As for revising using a word processor, I find that I revise/edit as I write. For me, the concept of multiple, discrete drafts is an anachronism. Still, when I think I have completed my task, I print it out and read it as a whole, making changes by hand on the paper. I suppose I could consider that copy as a draft. I find it difficult to go over the entire piece on the screen. As one wit said, people found out long ago that reading pages is better than reading a scroll, which is the same thing as reading the screen from beginning to end of a piece. RayS.

Thursday, June 10, 2010

Research in English: How to Bullshigt Academically.



10-second review: A student sets out to write a paper on Shakespeare’s Much Ado About Nothing, realizes she doesn’t know enough about the play and therefore sets out to produce academic bullshit. How did she do it?

Title: “Bullshit in Academic Writing: A Protocol Analysis of a High School Student’s Process of Interpreting Much Ado About Nothing. Peter Smagorinsky, et al. Research in the Teaching of English (May 2010), 368-405.

Quote: “When students are put in a position of having to sound more learned than they are, they often bullshit their way through their assignments to create the appearance of knowledge according to scholarly specifications, even in its considerable absence. Their writing often is garbled in what Macrorie (1970) called Engfish: the spuriously elevated language seemingly endemic to school writing.”

Quote: “I absolutely did not think of my actions as a deliberate deception, but rather a filling of space with the inconsequential.”

Quote: “The theorists…conclude that bullshit is not possible without a receptive bullshittee.”

Comment: You’ll have to read the article to learn the details of Susan’s method of bullshitting. Delighted with the title of the article, and conscious that I have completed a few bullshit assignments in my time in college, I thoroughly enjoyed the article, but still am not completely sure that this article was not a “put-on.” RayS.

Wednesday, June 9, 2010

Research in English: Computer Literacy in Schools


10-second review: Computers were used more at home than in schools. 189 sixth and seventh graders.

Title: “Changing Conceptions and Uses of Computer Technologies in the everyday Literacy practices of Sixth and Seventh Graders.” J Agee and J Altarriba. Research in the Teaching of English (May 2009), 363-396.

Quote: “In the past decade, American schools have made great progress in getting connected to the Internet. The National Center for Education Statistics (NCES)… reported that only 3% of American schools were connected in 1994 while 94% were connected in 2005.”

Quote: “The most interesting finding across these two middle schools where computers and access were not generally an issue was that these sixth and seventh graders were learning about computer technologies primarily on their own. Except for a sixth-grade class that focused on using basic programs such as Microsoft Word and PowerPoint, the majority of students did not use computers in school, nor did they have assignments except in one seventh grade health class where they were required to use the Internet for finding information. Their language arts teachers said they did not take students to the school computer labs or integrate computer technologies into their instruction. Consequently, these students’ conceptions and uses of computer technology and the Internet rarely included academic work or learning.”

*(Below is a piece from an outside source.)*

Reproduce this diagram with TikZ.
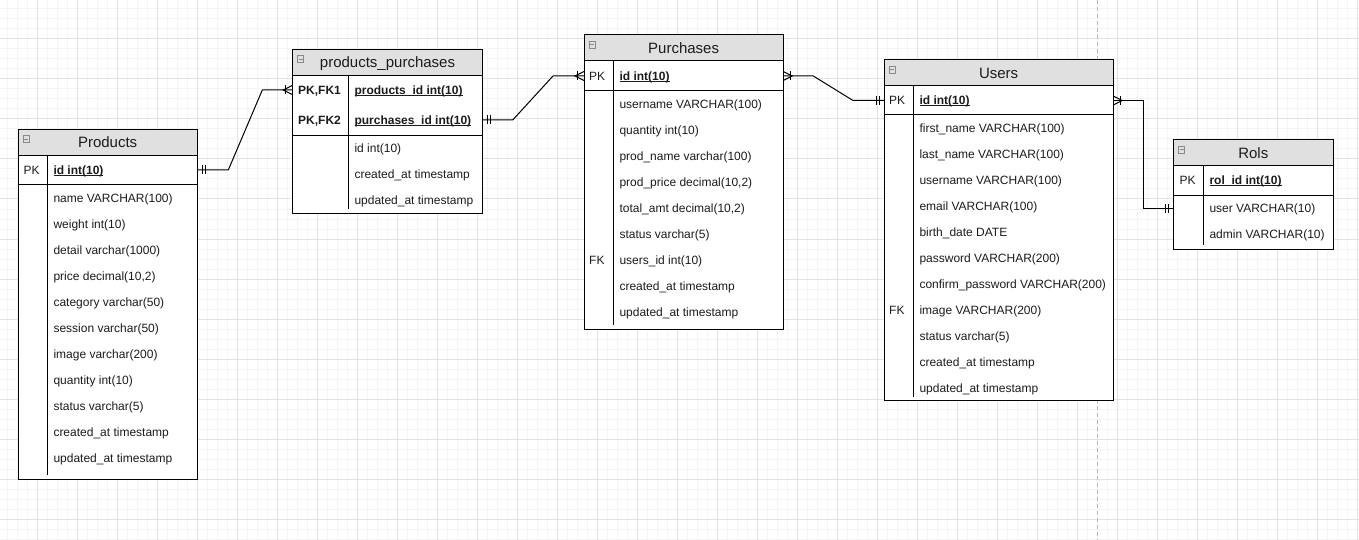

Comment: Incredible. At least students’ writing instruction should include using the word processor for instruction in revising and editing. Not to mention research on the Internet. Incredible. I’m more persuaded  than ever that computer technology in the schools is a dead end—technology that is not being used for instruction. For keeping grades by teachers, maybe, and maybe communicating with parents. But not for instruction. RayS.